Meat Offered to Idols
Daniel and his three companions refused to participate in the religious rituals of the Babylonian World-Power – Daniel 1:14.
Upon
arrival in Babylon, Daniel was confronted with a predicament. If he consumed the
food and drink of the king, it might impinge on his ritual impurity. While he
might have wished to avoid eating “unclean” meat, more likely, his
concern was that consuming the “king’s delicacies” would mean participation
in the idolatrous rituals of the Babylonian court - [Photo by Mary Winchester on Unsplash].
Daniel
objected to the “meats” and the “wine” from the royal table, but
in Leviticus, wine did not cause ritual defilement. Moreover, he made no
reference to the dietary regulations of the Torah, and the Hebrew term
rendered “defile” (ga’al) in the passage is not the same one rendered
“unclean” in Leviticus (ga’al appears nowhere in the
Pentateuch).
- (Daniel 1:8, 12) – “But Daniel laid it upon his heart not to defile himself with the meats of the king, nor with the wine which he drank, therefore, he sought the ruler of the eunuchs, that he might not defile (ga’al) himself… I pray you, prove your servants ten days, and let them give us vegetable food, that we may eat, and water that we may drink.”
The Hebrew
term pathbag more
correctly means “delicacies,” not “meats.” The royal provisions
would have included animal flesh, but that is not the point of the passage. Babylonian
religious customs suggest a different issue, participation in idolatrous practices.

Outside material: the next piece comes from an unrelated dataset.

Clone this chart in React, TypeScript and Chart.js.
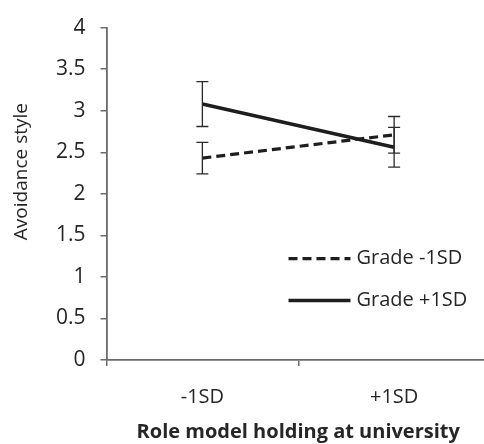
import React, { useEffect, useRef } from "react";
import { Chart, registerables } from "chart.js";

Chart.register(...registerables);

const categories = ["-1SD", "+1SD"];
const gradeLowLabel = "Grade -1SD";
const gradeHighLabel = "Grade +1SD";
const gradeLow = [2.43, 2.71];
const gradeLowErr = [0.19, 0.22];
const gradeHigh = [3.08, 2.56];
const gradeHighErr = [0.27, 0.24];
const yMin = 0;
const yMax = 4;
const yStep = 0.5;
const yTitle = "Avoidance style";
const xTitle = "Role model holding at university";

const FONT = "'Open Sans', 'DejaVu Sans', sans-serif";
const TEXT = "#262626";
const AXIS = "#6b6b6b";
const LINE = "#1e1e1e";

const errorBarPlugin = {
  id: "errorBars",
  afterDatasetsDraw(chart: any) {
    const ctx = chart.ctx;
    const xs = chart.scales.x;
    const ys = chart.scales.y;
    chart.data.datasets.forEach((ds: any) => {
      const errs: number[] = ds.errors || [];
      ds.data.forEach((v: number, i: number) => {
        const e = errs[i];
        if (e == null) return;
        const x = xs.getPixelForValue(i);
        const yTop = ys.getPixelForValue(v + e);
        const yBot = ys.getPixelForValue(v - e);
        ctx.save();
        ctx.strokeStyle = "#2a2a2a";
        ctx.lineWidth = 1.3;
        ctx.beginPath();
        ctx.moveTo(x, yTop);
        ctx.lineTo(x, yBot);
        ctx.moveTo(x - 6, yTop);
        ctx.lineTo(x + 6, yTop);
        ctx.moveTo(x - 6, yBot);
        ctx.lineTo(x + 6, yBot);
        ctx.stroke();
        ctx.restore();
      });
    });
  },
};

const insideLegendPlugin = {
  id: "insideLegend",
  afterDraw(chart: any) {
    const ctx = chart.ctx;
    const area = chart.chartArea;
    const x0 = area.left + 182;
    const x1 = x0 + 62;
    const rows = [area.top + 231, area.top + 273];
    chart.data.datasets.forEach((ds: any, i: number) => {
      const y = rows[i];
      ctx.save();
      ctx.strokeStyle = ds.borderColor;
      ctx.lineWidth = ds.borderWidth;
      ctx.setLineDash(ds.borderDash || []);
      ctx.beginPath();
      ctx.moveTo(x0, y);
      ctx.lineTo(x1, y);
      ctx.stroke();
      ctx.setLineDash([]);
      ctx.fillStyle = TEXT;
      ctx.font = `20px ${FONT}`;
      ctx.textBaseline = "middle";
      ctx.textAlign = "left";
      ctx.fillText(ds.label, x1 + 6, y);
      ctx.restore();
    });
    // y axis title, rotated, placed slightly above centre as in the reference
    ctx.save();
    ctx.translate(22, area.top + 144);
    ctx.rotate(-Math.PI / 2);
    ctx.fillStyle = TEXT;
    ctx.font = `19px ${FONT}`;
    ctx.textAlign = "center";
    ctx.textBaseline = "middle";
    ctx.fillText(yTitle, 0, 0);
    ctx.restore();
  },
};

export default function App() {
  const ref = useRef<HTMLCanvasElement | null>(null);

  useEffect(() => {
    if (!ref.current) return;
    const chart = new Chart(ref.current, {
      type: "line",
      data: {
        labels: categories,
        datasets: [
          {
            label: gradeLowLabel,
            data: gradeLow,
            errors: gradeLowErr,
            borderColor: LINE,
            borderWidth: 3.2,
            borderDash: [9, 5],
            pointRadius: 0,
            fill: false,
          } as any,
          {
            label: gradeHighLabel,
            data: gradeHigh,
            errors: gradeHighErr,
            borderColor: LINE,
            borderWidth: 3.5,
            pointRadius: 0,
            fill: false,
          } as any,
        ],
      },
      options: {
        animation: false,
        responsive: false,
        maintainAspectRatio: false,
        layout: { padding: { top: 19, right: 2, left: 0, bottom: 0 } },
        plugins: {
          legend: { display: false },
          tooltip: { enabled: false },
        },
        scales: {
          x: {
            type: "category",
            offset: true,
            afterFit: (s: any) => {
              s.height = 84;
            },
            grid: {
              offset: true,
              drawOnChartArea: false,
              drawTicks: true,
              tickLength: 6,
              color: AXIS,
              lineWidth: 1.5,
            },
            border: { color: AXIS, width: 1.8 },
            ticks: {
              color: TEXT,
              font: { family: FONT, size: 20 },
              padding: 19,
            },
            title: {
              display: true,
              text: xTitle,
              color: TEXT,
              font: { family: FONT, size: 20, weight: "bold" },
              padding: { top: 0, bottom: 0 },
            },
          },
          y: {
            min: yMin,
            max: yMax,
            afterFit: (s: any) => {
              s.width = 106.5;
            },
            ticks: {
              stepSize: yStep,
              color: TEXT,
              font: { family: FONT, size: 21 },
              padding: 15,
              callback: (v: any) => `${Number(v)}`,
            },
            grid: {
              drawOnChartArea: false,
              drawTicks: true,
              tickLength: 6,
              color: AXIS,
              lineWidth: 1.5,
            },
            border: { color: AXIS, width: 1.8 },
          },
        },
      },
      plugins: [errorBarPlugin, insideLegendPlugin],
    });
    return () => chart.destroy();
  }, []);

  return (
    <div
      style={{
        position: "fixed",
        left: 0,
        top: 0,
        width: 484,
        height: 444,
        overflow: "hidden",
        background: "#fff",
      }}
    >
      <canvas ref={ref} width={492} height={444} style={{ width: 492, height: 444, display: "block" }} />
    </div>
  );
}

Daniel objected to consuming provisions from the “table of the king,” and the stress is on the source
of the food - The royal table.
Daniel
proposed a “test.” For “ten days,” he and his friends would only
eat vegetables and drink water, and afterward, their Babylonian keeper could
compare their appearance with that of the other young men who did consume food
from the royal table.
Idols played
a key role in Babylonian rituals. It was believed the god was present in his or
her image within its temple. Such images were provided with daily meals of food
and drink. The king provided the required foodstuffs for the god’s “meal,” and
no one else present could eat before the deity had finished “consuming” it. The
remaining food was distributed for consumption at the royal table.
Thus, the king’s provisions were linked to the idolatry of the Babylonian temples
– (Joan Oates, Babylon, London - Thames and Hudson, 1986, p.
174-175).
The Book
of Revelation alludes to this story in its letter to the church
at Smyrna. The congregation was told to expect persecution - “You
will be tried,
and you will have tribulation ten
days.” The Greek verb rendered “tried” in the Septuagint version
of Daniel (peirazō) is the same one used in the Greek text of the
letter to Smyrna - (Daniel 1:14, Revelation 2:8-11).
Christians
at Smyrna were “slandered by them who say they are Jews and are not,
but instead, are a synagogue of Satan.” Consequently, some believers found
themselves “cast into prison.” Nevertheless, those who remained “faithful
until death” would receive “the crown of life and not be hurt of the second
death.”
The “slander”
referred to false charges leveled against Christians before civil magistrates,
probably for refusal to participate in the imperial cult. In Pergamos, Jesus
rebuked church members who tolerated deceivers that taught believers “to
eat things sacrificed to idols,” the “doctrine of the
Nicolaitans.” Likewise, in Thyatira, the church was reprimanded
for allowing the false prophetess, Jezebel, “to seduce my servants to
fornicate and to eat things sacrificed to idols.” And in Revelation,
“fornicate” is applied metaphorically to idolatry - (Revelation
2:12-17, 17:2, 18:3, 18:9).
The issue
in Daniel was not ritually “unclean” food, but participation in
idolatrous rituals. Likewise, in Revelation, first-century Christians
were called by Jesus to avoid participation in the idolatrous worship of “Babylon,”
that is, Rome. “Fornicate” and “eating meat offered to idols”
refer to participating in the imperial cult, the veneration of the emperor.
In the
same way, believers today must refuse to render homage to the idolatrous
demands of end-time “Babylon, the Great Harlot” when she entices one
and all to give allegiance to the “beast from the sea” and to its “image.”